Thursday, April 2, 2009

Olive Juice

I had to write an essay for a scholarship and what do I write about, food of course! My roommate says my grammar and sentence structure is immensely better when I write about food, who knew. The inspiration for my essay was my lovely boyfriend Joshua. For one of his admissions essays to UT he compared himself to a hot dog. I figured I more resembled an olive though.

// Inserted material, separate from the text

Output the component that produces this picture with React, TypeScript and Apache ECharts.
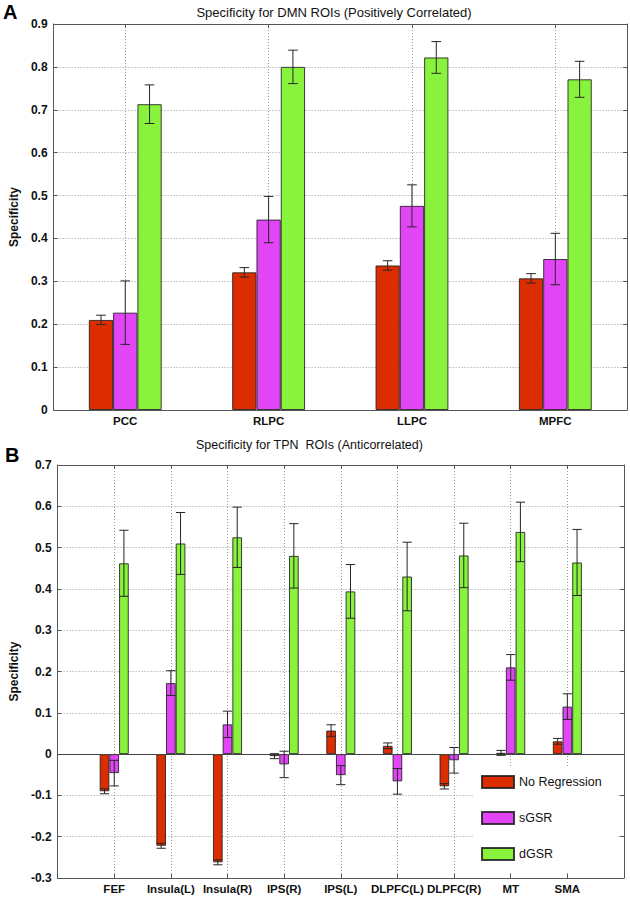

When it seems like my life is down in the deepest pits of pre-adulthood catechisms I like to liken myself to an olive.I do this for several reasons: a) olives are the food of the ancient gods and therefore precede all other foods in fame and reputation.b) They are actually a fruit and the ability to pass and apply oneself in multiple faculties, fruit and veggie,is highly respected. Finally,c) I rather like olives. They are a simple food that can change flavours depending on my mood and these various flavour applications I can parallel to my current phase of life. Right now I feel as if I am a plain green olive, perhaps stuffed with a bit of basic red pimento, simply floating in a giant glass jar on some bargain market shelf crammed between the pickles and the relishes. I am just a student stuffed with basic knowledge in the giant mason jar known as the University of Texas. But I have such dreams and hopes of becoming a fancier more learned olive one day. Oh,the visions of being delicately filled with a Stilton blue cheese and spinach puree, or perhaps gourmet multicoloured mustard seeds in a subtle red wine vinegar and minced herbs. Similarly I have these dreams of a student, and perhaps more strange they are food related.I, like the fancy marinated olive, aspire to be great. I plan to learn as much as I can and share all this knowledge with other fledgling olives so that they might become outstanding olives themselves. I am studying and researching to my pimento's limit in order to achieve all that I know I can. I am marinating in all that the University has to offer so that one day I can write about all I know about food, foodways and the cultures surrounding them. Some day I will end up on my own special shelf or perhaps one of those new "olive bars" along with other petite pots of gourmet stuffed olives. We will stand alone, never again to be categorised with the sour pickles and confused relishes. I think this is why I should be considered for a Texas Exes scholarship, although perhaps I should have considered my comparison with a jalapeno or a Rio Grande ruby red grapefruit. But no, I believe myself an olive, destined for greatness; not just another condiment on the world's shelves.